To do = Copy the listing below in full and skip every picture.

───── Dataset excerpt

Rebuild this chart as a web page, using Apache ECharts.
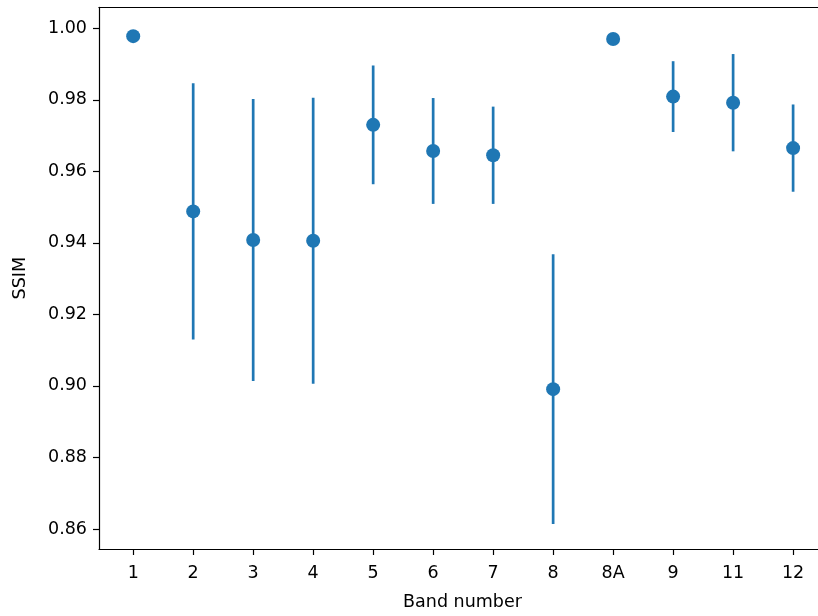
<!DOCTYPE html>
<html>
<head>
<meta charset="utf-8">
<script src="https://cdn.jsdelivr.net/npm/echarts@6/dist/echarts.min.js"></script>
<style>
html,body{margin:0;padding:0;background:#fff;}
#chart{width:818px;height:616px;}
</style>
</head>
<body>
<div id="chart"></div>
<script>
const categories = ['1','2','3','4','5','6','7','8','8A','9','11','12'];
const ssimMean = [0.9978, 0.9488, 0.9408, 0.9406, 0.9730, 0.9657, 0.9645, 0.8991, 0.9970, 0.9809, 0.9792, 0.9665];
const ssimStd  = [0.0010, 0.0358, 0.0394, 0.0400, 0.0166, 0.0148, 0.0136, 0.0377, 0.0010, 0.0099, 0.0136, 0.0122];
const yTicks = [0.86, 0.88, 0.90, 0.92, 0.94, 0.96, 0.98, 1.00];
const xTicks = categories.map((c, i) => i);

const pointData = ssimMean.map((v, i) => [i, v]);
const errData = ssimMean.map((v, i) => [i, v - ssimStd[i], v + ssimStd[i]]);

const color = '#1f77b4';
const font = 'DejaVu Sans';
const xMin = -0.57, xMax = 11.415;

const chart = echarts.init(document.getElementById('chart'), null, {renderer: 'canvas'});
chart.setOption({
  backgroundColor: '#fff',
  animation: false,
  grid: {left: 99, top: 7.3, right: 0, bottom: 66.7, show: false},
  xAxis: [{
    type: 'value', min: xMin, max: xMax,
    name: 'Band number', nameLocation: 'middle', nameGap: 44,
    nameTextStyle: {fontFamily: font, fontSize: 17.5, color: '#000', padding: [0, 0, 0, 8]},
    axisLine: {show: true, onZero: false, lineStyle: {color: '#000', width: 1.2}},
    axisTick: {show: true, length: 6, lineStyle: {color: '#000', width: 1.2}, customValues: xTicks},
    axisLabel: {customValues: xTicks, margin: 15, fontFamily: font, fontSize: 17.5, color: '#000',
      formatter: v => categories[Math.round(v)]},
    splitLine: {show: false}
  }, {
    type: 'value', min: xMin, max: xMax, position: 'top',
    axisLine: {show: true, onZero: false, lineStyle: {color: '#000', width: 1.2}},
    axisTick: {show: false}, axisLabel: {show: false}, splitLine: {show: false}
  }],
  yAxis: {
    type: 'value', min: 0.85441, max: 1.00587,
    name: 'SSIM', nameLocation: 'middle', nameGap: 70,
    nameTextStyle: {fontFamily: font, fontSize: 17.5, color: '#000'},
    axisLine: {show: true, onZero: false, lineStyle: {color: '#000', width: 1.2}},
    axisTick: {show: true, length: 6, lineStyle: {color: '#000', width: 1.2}, customValues: yTicks},
    axisLabel: {customValues: yTicks, margin: 12, fontFamily: font, fontSize: 17.5, color: '#000',
      formatter: v => v.toFixed(2)},
    splitLine: {show: false}
  },
  series: [
    {
      type: 'custom',
      data: errData,
      encode: {x: 0, y: [1, 2]},
      renderItem: function (params, api) {
        const x = api.value(0);
        const lo = api.coord([x, api.value(1)]);
        const hi = api.coord([x, api.value(2)]);
        return {
          type: 'line',
          shape: {x1: lo[0], y1: lo[1], x2: hi[0], y2: hi[1]},
          style: {stroke: color, lineWidth: 2.7, lineCap: 'butt'}
        };
      },
      z: 2
    },
    {
      type: 'scatter',
      data: pointData,
      symbol: 'circle',
      symbolSize: 14,
      itemStyle: {color: color, opacity: 1},
      z: 3
    }
  ]
});
</script>
</body>
</html>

──────────

Result of the task =
Rebuild this chart as a web page, using Apache ECharts.
<!DOCTYPE html>
<html>
<head>
<meta charset="utf-8">
<script src="https://cdn.jsdelivr.net/npm/echarts@6/dist/echarts.min.js"></script>
<style>
html,body{margin:0;padding:0;background:#fff;}
#chart{width:818px;height:616px;}
</style>
</head>
<body>
<div id="chart"></div>
<script>
const categories = ['1','2','3','4','5','6','7','8','8A','9','11','12'];
const ssimMean = [0.9978, 0.9488, 0.9408, 0.9406, 0.9730, 0.9657, 0.9645, 0.8991, 0.9970, 0.9809, 0.9792, 0.9665];
const ssimStd  = [0.0010, 0.0358, 0.0394, 0.0400, 0.0166, 0.0148, 0.0136, 0.0377, 0.0010, 0.0099, 0.0136, 0.0122];
const yTicks = [0.86, 0.88, 0.90, 0.92, 0.94, 0.96, 0.98, 1.00];
const xTicks = categories.map((c, i) => i);

const pointData = ssimMean.map((v, i) => [i, v]);
const errData = ssimMean.map((v, i) => [i, v - ssimStd[i], v + ssimStd[i]]);

const color = '#1f77b4';
const font = 'DejaVu Sans';
const xMin = -0.57, xMax = 11.415;

const chart = echarts.init(document.getElementById('chart'), null, {renderer: 'canvas'});
chart.setOption({
  backgroundColor: '#fff',
  animation: false,
  grid: {left: 99, top: 7.3, right: 0, bottom: 66.7, show: false},
  xAxis: [{
    type: 'value', min: xMin, max: xMax,
    name: 'Band number', nameLocation: 'middle', nameGap: 44,
    nameTextStyle: {fontFamily: font, fontSize: 17.5, color: '#000', padding: [0, 0, 0, 8]},
    axisLine: {show: true, onZero: false, lineStyle: {color: '#000', width: 1.2}},
    axisTick: {show: true, length: 6, lineStyle: {color: '#000', width: 1.2}, customValues: xTicks},
    axisLabel: {customValues: xTicks, margin: 15, fontFamily: font, fontSize: 17.5, color: '#000',
      formatter: v => categories[Math.round(v)]},
    splitLine: {show: false}
  }, {
    type: 'value', min: xMin, max: xMax, position: 'top',
    axisLine: {show: true, onZero: false, lineStyle: {color: '#000', width: 1.2}},
    axisTick: {show: false}, axisLabel: {show: false}, splitLine: {show: false}
  }],
  yAxis: {
    type: 'value', min: 0.85441, max: 1.00587,
    name: 'SSIM', nameLocation: 'middle', nameGap: 70,
    nameTextStyle: {fontFamily: font, fontSize: 17.5, color: '#000'},
    axisLine: {show: true, onZero: false, lineStyle: {color: '#000', width: 1.2}},
    axisTick: {show: true, length: 6, lineStyle: {color: '#000', width: 1.2}, customValues: yTicks},
    axisLabel: {customValues: yTicks, margin: 12, fontFamily: font, fontSize: 17.5, color: '#000',
      formatter: v => v.toFixed(2)},
    splitLine: {show: false}
  },
  series: [
    {
      type: 'custom',
      data: errData,
      encode: {x: 0, y: [1, 2]},
      renderItem: function (params, api) {
        const x = api.value(0);
        const lo = api.coord([x, api.value(1)]);
        const hi = api.coord([x, api.value(2)]);
        return {
          type: 'line',
          shape: {x1: lo[0], y1: lo[1], x2: hi[0], y2: hi[1]},
          style: {stroke: color, lineWidth: 2.7, lineCap: 'butt'}
        };
      },
      z: 2
    },
    {
      type: 'scatter',
      data: pointData,
      symbol: 'circle',
      symbolSize: 14,
      itemStyle: {color: color, opacity: 1},
      z: 3
    }
  ]
});
</script>
</body>
</html>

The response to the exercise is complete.